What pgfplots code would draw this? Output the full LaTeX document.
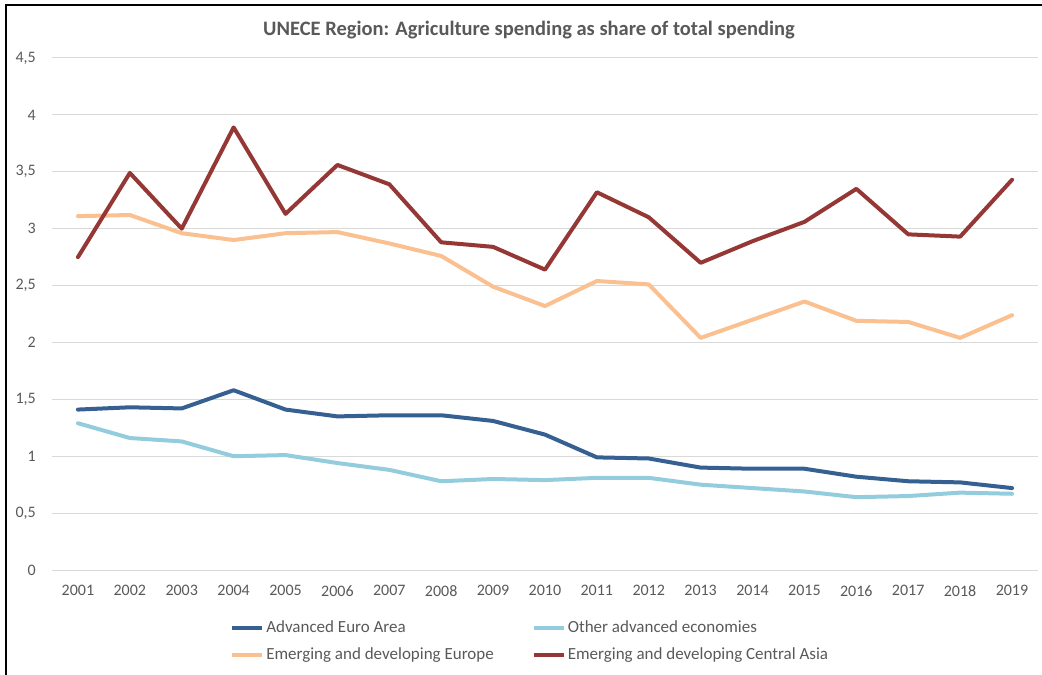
\documentclass[border=0pt]{standalone}
\usepackage{pgfplots}
\pgfplotsset{compat=1.18}
\usepackage{fontspec}
\setmainfont{Carlito}
\definecolor{txt}{HTML}{595959}
\definecolor{gridc}{HTML}{D9D9D9}
\definecolor{euro}{HTML}{366092}
\definecolor{other}{HTML}{93CDDD}
\definecolor{europe}{HTML}{FAC090}
\definecolor{asia}{HTML}{953735}
\begin{document}
\begin{tikzpicture}
\path[use as bounding box] (-52pt,-105pt) rectangle (990pt,570pt);
\begin{axis}[
  at={(0pt,0pt)}, anchor=south west,
  scale only axis, width=986pt, height=512pt,
  xmin=2000.5, xmax=2019.5, ymin=0, ymax=4.5,
  xtick={2001,2002,...,2019},
  ytick={0,0.5,1,1.5,2,2.5,3,3.5,4,4.5},
  major tick length=0pt,
  axis line style={draw=none},
  ymajorgrids, grid style={draw=gridc, line width=1pt},
  /pgf/number format/use comma,
  /pgf/number format/1000 sep={},
  /pgf/number format/assume math mode=true,
  tick label style={font=\fontsize{16}{19}\selectfont, text=txt},
  yticklabel style={anchor=east, inner sep=0pt, xshift=-16pt},
  xticklabel style={anchor=north, inner sep=0pt, yshift=-15pt},
  title={UNECE Region: Agriculture spending as share of total spending},
  title style={at={(axis description cs:0.4838,1)}, anchor=base, yshift=16pt,
    font=\fontsize{20.5}{24}\selectfont\bfseries, text=txt, inner sep=0pt},
  legend columns=2,
  legend cell align=left,
  legend style={at={(axis description cs:0.1806,0)}, anchor=north west, yshift=-50pt,
    draw=none, fill=none, inner sep=0pt, font=\fontsize{17}{20}\selectfont, text=txt,
    nodes={inner sep=0pt, text height=12pt, text depth=4pt}, row sep=11pt,
    /tikz/every even column/.append style={column sep=38pt},
    /tikz/every odd column/.append style={column sep=2pt}},
  legend image code/.code={\draw[#1, line width=4pt, line cap=butt] (0pt,0pt) -- (30pt,0pt);},
  every axis plot/.append style={line width=4pt, line join=round, line cap=round, mark=none},
]
\addplot[euro] coordinates {
(2001,1.41) (2002,1.43) (2003,1.42) (2004,1.58) (2005,1.41) (2006,1.35) (2007,1.36)
(2008,1.36) (2009,1.31) (2010,1.19) (2011,0.99) (2012,0.98) (2013,0.90) (2014,0.89)
(2015,0.89) (2016,0.82) (2017,0.78) (2018,0.77) (2019,0.72)};
\addlegendentry{Advanced Euro Area}
\addplot[other] coordinates {
(2001,1.29) (2002,1.16) (2003,1.13) (2004,1.00) (2005,1.01) (2006,0.94) (2007,0.88)
(2008,0.78) (2009,0.80) (2010,0.79) (2011,0.81) (2012,0.81) (2013,0.75) (2014,0.72)
(2015,0.69) (2016,0.64) (2017,0.65) (2018,0.68) (2019,0.67)};
\addlegendentry{Other advanced economies}
\addplot[europe] coordinates {
(2001,3.11) (2002,3.12) (2003,2.96) (2004,2.90) (2005,2.96) (2006,2.97) (2007,2.87)
(2008,2.76) (2009,2.49) (2010,2.32) (2011,2.54) (2012,2.51) (2013,2.04) (2014,2.20)
(2015,2.36) (2016,2.19) (2017,2.18) (2018,2.04) (2019,2.24)};
\addlegendentry{Emerging and developing Europe}
\addplot[asia] coordinates {
(2001,2.75) (2002,3.49) (2003,3.00) (2004,3.89) (2005,3.13) (2006,3.56) (2007,3.39)
(2008,2.88) (2009,2.84) (2010,2.64) (2011,3.32) (2012,3.10) (2013,2.70) (2014,2.89)
(2015,3.06) (2016,3.35) (2017,2.95) (2018,2.93) (2019,3.43)};
\addlegendentry{Emerging and developing Central Asia}
\end{axis}
\draw[line width=2pt] (-46pt,-105pt) -- (-46pt,565pt) -- (990pt,565pt);
\end{tikzpicture}
\end{document}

Instructions to follow: Check each line above for the word "code" and give the number of lines that have it, nothing else.

Answer to this exercise: 2